David J. Mladenoff, Ph.D.
Department of Forest Ecology and Management
1630 Linden Drive
Madison, WI  53706
608-262-1992
djmladen@wisc.edu

A native of the Wisconsin northwoods, Dr. David J. Mladenoff is the Beers-Bascom Professor of Conservation in the Department of Forest Ecology and Management at the University of Wisconsin-Madison. Mladenoff earned his PhD from the UW-Madison in 1985, and held positions in The Nature Conservancy as western region Science and Stewardship Director, and the University of Minnesota Natural Resources Research Institute in Duluth. He has been in Madison again since 1994, and manages the Forest Landscape Ecology Lab at UW, jointly funded by the Wisconsin DNR.  He also teaches a graduate course in Landscape Ecology.

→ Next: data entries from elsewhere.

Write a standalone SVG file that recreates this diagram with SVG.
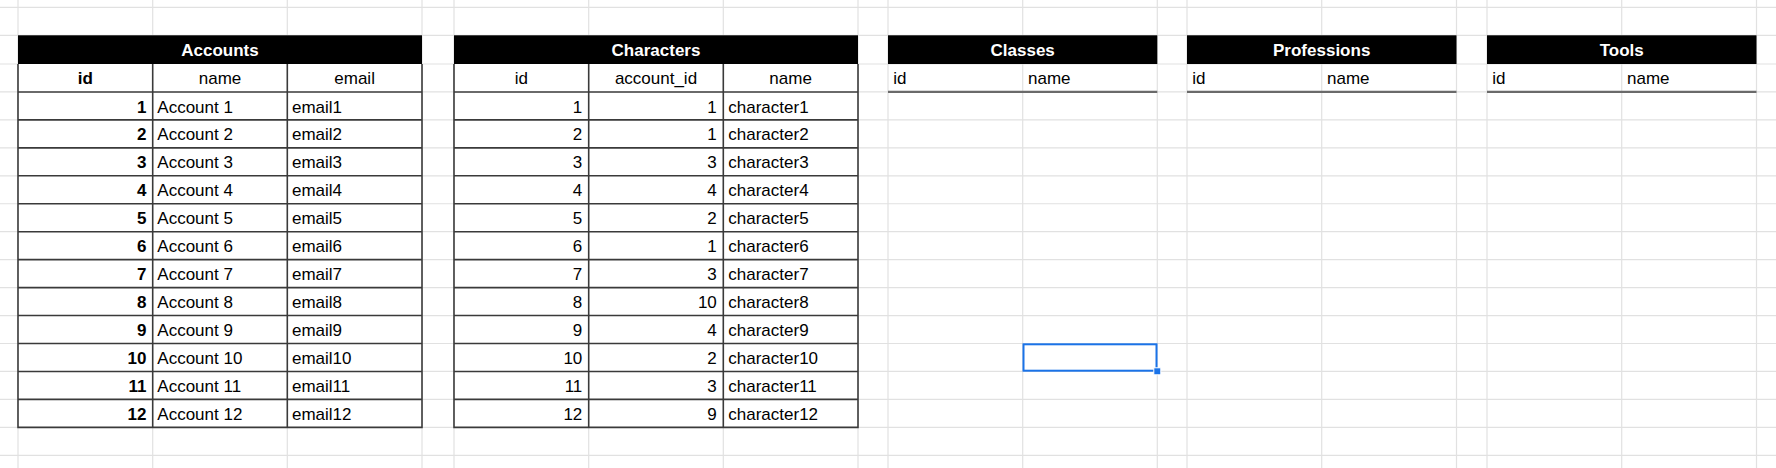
<svg xmlns="http://www.w3.org/2000/svg" width="1776" height="468" viewBox="0 0 1776 468">
<style>
text{font-family:"Liberation Sans",Arial,sans-serif;font-size:17px;fill:#000}
.grid line{stroke:#e1e1e1;stroke-width:1.2}
.band{fill:#000}
.bt{fill:#fff;font-weight:bold;text-anchor:middle}
.b{stroke:#3a3a3a;stroke-width:1.6;fill:none}
.hb{stroke:#6a6a6a;stroke-width:2.2}
.c{text-anchor:middle}
.r{text-anchor:end}
.bold{font-weight:bold}
</style>
<rect width="1776" height="468" fill="#fff"/>
<g class="grid" id="gridlines">
<line x1="0" y1="7.3" x2="1776" y2="7.3"/>
<line x1="0" y1="35.3" x2="1776" y2="35.3"/>
<line x1="0" y1="64" x2="1776" y2="64"/>
<line x1="0" y1="91.95" x2="1776" y2="91.95"/>
<line x1="0" y1="119.9" x2="1776" y2="119.9"/>
<line x1="0" y1="147.85" x2="1776" y2="147.85"/>
<line x1="0" y1="175.8" x2="1776" y2="175.8"/>
<line x1="0" y1="203.75" x2="1776" y2="203.75"/>
<line x1="0" y1="231.7" x2="1776" y2="231.7"/>
<line x1="0" y1="259.65" x2="1776" y2="259.65"/>
<line x1="0" y1="287.6" x2="1776" y2="287.6"/>
<line x1="0" y1="315.55" x2="1776" y2="315.55"/>
<line x1="0" y1="343.5" x2="1776" y2="343.5"/>
<line x1="0" y1="371.45" x2="1776" y2="371.45"/>
<line x1="0" y1="399.4" x2="1776" y2="399.4"/>
<line x1="0" y1="427.35" x2="1776" y2="427.35"/>
<line x1="0" y1="455.3" x2="1776" y2="455.3"/>
<line x1="18" y1="0" x2="18" y2="468"/>
<line x1="152.7" y1="0" x2="152.7" y2="468"/>
<line x1="287.3" y1="0" x2="287.3" y2="468"/>
<line x1="422" y1="0" x2="422" y2="468"/>
<line x1="454" y1="0" x2="454" y2="468"/>
<line x1="588.7" y1="0" x2="588.7" y2="468"/>
<line x1="723.3" y1="0" x2="723.3" y2="468"/>
<line x1="858" y1="0" x2="858" y2="468"/>
<line x1="888" y1="0" x2="888" y2="468"/>
<line x1="1022.7" y1="0" x2="1022.7" y2="468"/>
<line x1="1157.3" y1="0" x2="1157.3" y2="468"/>
<line x1="1187" y1="0" x2="1187" y2="468"/>
<line x1="1321.7" y1="0" x2="1321.7" y2="468"/>
<line x1="1456.5" y1="0" x2="1456.5" y2="468"/>
<line x1="1487" y1="0" x2="1487" y2="468"/>
<line x1="1621.7" y1="0" x2="1621.7" y2="468"/>
<line x1="1756.5" y1="0" x2="1756.5" y2="468"/>
</g>

<g id="accounts">
<rect x="18" y="64" width="404" height="363.35" fill="#fff"/>
<rect class="band" x="18" y="35.3" width="404" height="28.7"/>
<text class="bt" x="220" y="55.8">Accounts</text>
<path class="b" d="M18 64V427.35H422V64M152.7 64V427.35M287.3 64V427.35M18 91.95H422M18 119.9H422M18 147.85H422M18 175.8H422M18 203.75H422M18 231.7H422M18 259.65H422M18 287.6H422M18 315.55H422M18 343.5H422M18 371.45H422M18 399.4H422"/>
<text class="c bold" x="85.3" y="84.2">id</text>
<text class="c" x="220" y="84.2">name</text>
<text class="c" x="354.6" y="84.2">email</text>
<g class="r bold">
<text x="146.5" y="112.5">1</text><text x="146.5" y="140.4">2</text><text x="146.5" y="168.4">3</text><text x="146.5" y="196.3">4</text><text x="146.5" y="224.3">5</text><text x="146.5" y="252.2">6</text><text x="146.5" y="280.2">7</text><text x="146.5" y="308.1">8</text><text x="146.5" y="336.1">9</text><text x="146.5" y="364">10</text><text x="146.5" y="392">11</text><text x="146.5" y="419.9">12</text>
</g>
<g>
<text x="157.3" y="112.5">Account 1</text><text x="157.3" y="140.4">Account 2</text><text x="157.3" y="168.4">Account 3</text><text x="157.3" y="196.3">Account 4</text><text x="157.3" y="224.3">Account 5</text><text x="157.3" y="252.2">Account 6</text><text x="157.3" y="280.2">Account 7</text><text x="157.3" y="308.1">Account 8</text><text x="157.3" y="336.1">Account 9</text><text x="157.3" y="364">Account 10</text><text x="157.3" y="392">Account 11</text><text x="157.3" y="419.9">Account 12</text>
</g>
<g>
<text x="292" y="112.5">email1</text><text x="292" y="140.4">email2</text><text x="292" y="168.4">email3</text><text x="292" y="196.3">email4</text><text x="292" y="224.3">email5</text><text x="292" y="252.2">email6</text><text x="292" y="280.2">email7</text><text x="292" y="308.1">email8</text><text x="292" y="336.1">email9</text><text x="292" y="364">email10</text><text x="292" y="392">email11</text><text x="292" y="419.9">email12</text>
</g>
</g>

<g id="characters">
<rect x="454" y="64" width="404" height="363.35" fill="#fff"/>
<rect class="band" x="454" y="35.3" width="404" height="28.7"/>
<text class="bt" x="656" y="55.8">Characters</text>
<path class="b" d="M454 64V427.35H858V64M588.7 64V427.35M723.3 64V427.35M454 91.95H858M454 119.9H858M454 147.85H858M454 175.8H858M454 203.75H858M454 231.7H858M454 259.65H858M454 287.6H858M454 315.55H858M454 343.5H858M454 371.45H858M454 399.4H858"/>
<text class="c" x="521.3" y="84.2">id</text>
<text class="c" x="656" y="84.2">account_id</text>
<text class="c" x="790.6" y="84.2">name</text>
<g class="r">
<text x="582.3" y="112.5">1</text><text x="582.3" y="140.4">2</text><text x="582.3" y="168.4">3</text><text x="582.3" y="196.3">4</text><text x="582.3" y="224.3">5</text><text x="582.3" y="252.2">6</text><text x="582.3" y="280.2">7</text><text x="582.3" y="308.1">8</text><text x="582.3" y="336.1">9</text><text x="582.3" y="364">10</text><text x="582.3" y="392">11</text><text x="582.3" y="419.9">12</text>
</g>
<g class="r">
<text x="716.8" y="112.5">1</text><text x="716.8" y="140.4">1</text><text x="716.8" y="168.4">3</text><text x="716.8" y="196.3">4</text><text x="716.8" y="224.3">2</text><text x="716.8" y="252.2">1</text><text x="716.8" y="280.2">3</text><text x="716.8" y="308.1">10</text><text x="716.8" y="336.1">4</text><text x="716.8" y="364">2</text><text x="716.8" y="392">3</text><text x="716.8" y="419.9">9</text>
</g>
<g>
<text x="728.3" y="112.5">character1</text><text x="728.3" y="140.4">character2</text><text x="728.3" y="168.4">character3</text><text x="728.3" y="196.3">character4</text><text x="728.3" y="224.3">character5</text><text x="728.3" y="252.2">character6</text><text x="728.3" y="280.2">character7</text><text x="728.3" y="308.1">character8</text><text x="728.3" y="336.1">character9</text><text x="728.3" y="364">character10</text><text x="728.3" y="392">character11</text><text x="728.3" y="419.9">character12</text>
</g>
</g>

<g id="classes">
<rect class="band" x="888" y="35.3" width="269.3" height="28.7"/>
<text class="bt" x="1022.7" y="55.8">Classes</text>
<line class="hb" x1="888" y1="91.95" x2="1157.3" y2="91.95"/>
<text x="893.3" y="84.2">id</text>
<text x="1028" y="84.2">name</text>
</g>

<g id="professions">
<rect class="band" x="1187" y="35.3" width="269.5" height="28.7"/>
<text class="bt" x="1321.7" y="55.8">Professions</text>
<line class="hb" x1="1187" y1="91.95" x2="1456.5" y2="91.95"/>
<text x="1192.3" y="84.2">id</text>
<text x="1327" y="84.2">name</text>
</g>

<g id="tools">
<rect class="band" x="1487" y="35.3" width="269.5" height="28.7"/>
<text class="bt" x="1621.7" y="55.8">Tools</text>
<line class="hb" x1="1487" y1="91.95" x2="1756.5" y2="91.95"/>
<text x="1492.3" y="84.2">id</text>
<text x="1627" y="84.2">name</text>
</g>

<g id="selection">
<rect x="1023.5" y="344.3" width="133" height="26.4" fill="none" stroke="#1a73e8" stroke-width="2"/>
<rect x="1153.8" y="367.8" width="7" height="7" fill="#1a73e8" stroke="#fff" stroke-width="1"/>
</g>
</svg>
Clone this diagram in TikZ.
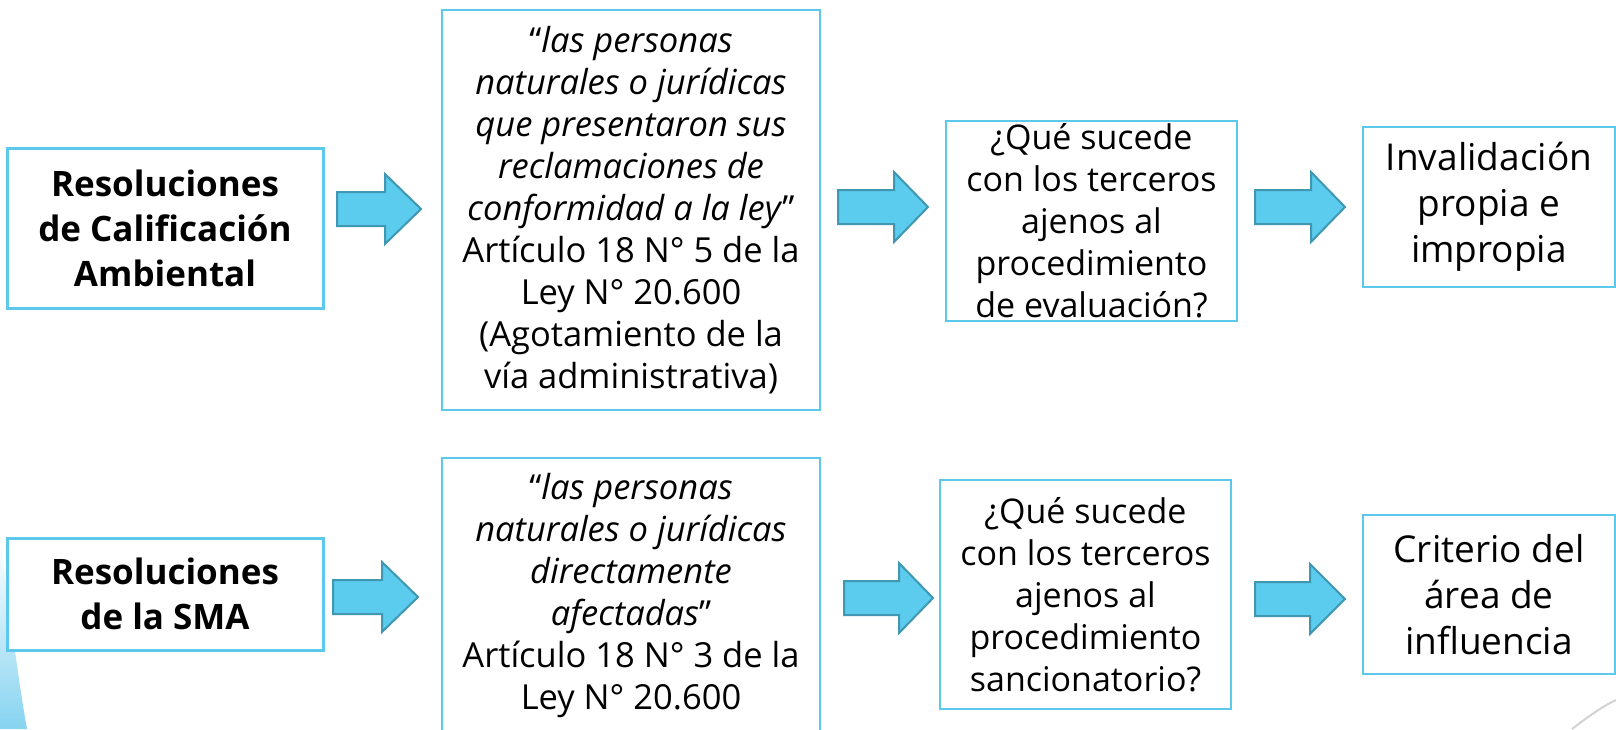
\documentclass[tikz,border=0pt]{standalone}
\usepackage{fontspec}
\setmainfont{Open Sans}
\definecolor{boxc}{HTML}{5BC8EC}
\definecolor{arrf}{HTML}{5BCBEE}
\definecolor{arrd}{HTML}{3F97B2}
\definecolor{swoosh}{HTML}{86D3F0}
\newcommand\blockarr[4]{%
  \draw[arr] (#1,#4-17) -- (#2,#4-17) -- (#2,#4-35) -- (#3,#4) -- (#2,#4+35) -- (#2,#4+17) -- (#1,#4+17) -- cycle;}
\begin{document}
\begin{tikzpicture}[x=1pt,y=-1pt,
  box/.style={draw=boxc, line width=2pt, fill=white, inner sep=0pt, align=center,
    font=\fontsize{34.5}{42}\selectfont},
  boxA/.style={box, line width=3pt, font=\bfseries\fontsize{35}{45}\selectfont},
  boxC/.style={box, font=\fontsize{34}{42}\selectfont},
  boxD/.style={box, font=\fontsize{37}{46}\selectfont},
  arr/.style={fill=arrf, draw=arrd, line width=2pt, line join=miter}]
\useasboundingbox (0,0) rectangle (1616,729);
\fill[white] (0,0) rectangle (1616,729);
% background decorations
\shade[top color=white, bottom color=swoosh] (0,540) .. controls (10,610) and (18,680) .. (27,729) -- (0,729) -- cycle;
\draw[gray!35, line width=2pt] (1572,729) .. controls (1590,715) and (1605,705) .. (1616,700);
% top row
\node[boxA, minimum width=316pt, minimum height=160pt] (a1) at (165,228)
  {Resoluciones\\de Calificación\\Ambiental};
\node[box, minimum width=378pt, minimum height=400pt] (b1) at (631,210)
  {“\textit{las personas}\\\textit{naturales o jurídicas}\\\textit{que presentaron sus}\\\textit{reclamaciones de}\\\textit{conformidad a la ley}”\\Artículo 18 N° 5 de la\\Ley N° 20.600\\(Agotamiento de la\\vía administrativa)};
\node[boxC, minimum width=291pt, minimum height=200pt] (c1) at (1091.5,221)
  {¿Qué sucede\\con los terceros\\ajenos al\\procedimiento\\de evaluación?};
\node[boxD, minimum width=252pt, minimum height=160pt] (d1) at (1489,207)
  {Invalidación\\propia e\\impropia};
% bottom row
\node[boxA, minimum width=316pt, minimum height=112pt] (a2) at (165,594)
  {Resoluciones\\de la SMA};
\node[box, minimum width=378pt, minimum height=276pt] (b2) at (631,596)
  {“\textit{las personas}\\\textit{naturales o jurídicas}\\\textit{directamente}\\\textit{afectadas}”\\Artículo 18 N° 3 de la\\Ley N° 20.600};
\node[boxC, minimum width=291pt, minimum height=229pt] (c2) at (1085.5,594.5)
  {¿Qué sucede\\con los terceros\\ajenos al\\procedimiento\\sancionatorio?};
\node[boxD, minimum width=252pt, minimum height=159pt] (d2) at (1489,594.5)
  {Criterio del\\área de\\influencia};
% block arrows
\blockarr{337}{385}{421}{209}
\blockarr{838}{894}{928}{207}
\blockarr{1255}{1311}{1345}{207}
\blockarr{333}{382}{418}{597}
\blockarr{844}{899}{933}{598}
\blockarr{1255}{1310}{1345}{599}
\end{tikzpicture}
\end{document}
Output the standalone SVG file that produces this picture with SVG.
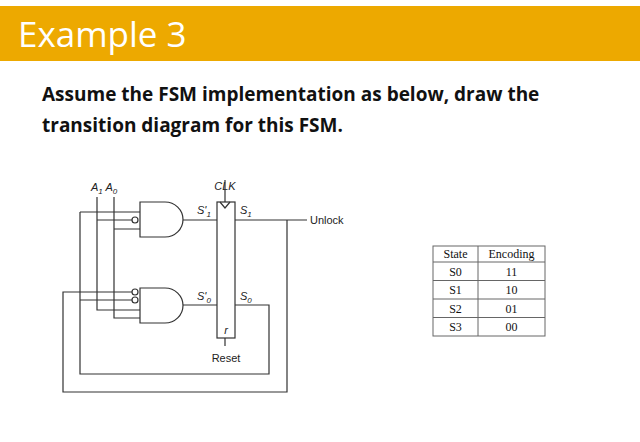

Work in the lab has been directed at sustainable forest issues in northern Wisconsin, such as old-growth forest characteristics, developing and testing methods for reconstructing past forests and change, ecological change and management of the Northwest pine barrens, and modeling of future forests under climate change. Mladenoff was also Editor-in-Chief of the journal Landscape Ecology from 1999-2005.


Mark D. Schwartz, Ph.D.
Department of Geography
University of Wisconsin-Milwaukee
P.O. Box 413
Milwaukee, WI 53201
Phone: 414-229-3740
Fax: 414-229-3981
Email: mds@uwm.edu
Web Site: www.uwm.edu/~mds

Mark D. Schwartz is a climatologist and professor of Geography at the University of Wisconsin-Milwaukee. His research interests are focused on plant phenology lower atmosphere interactions during the onset of spring in mid latitudes, detecting climatic change, and assessing vegetation condition with remote sensing imagery.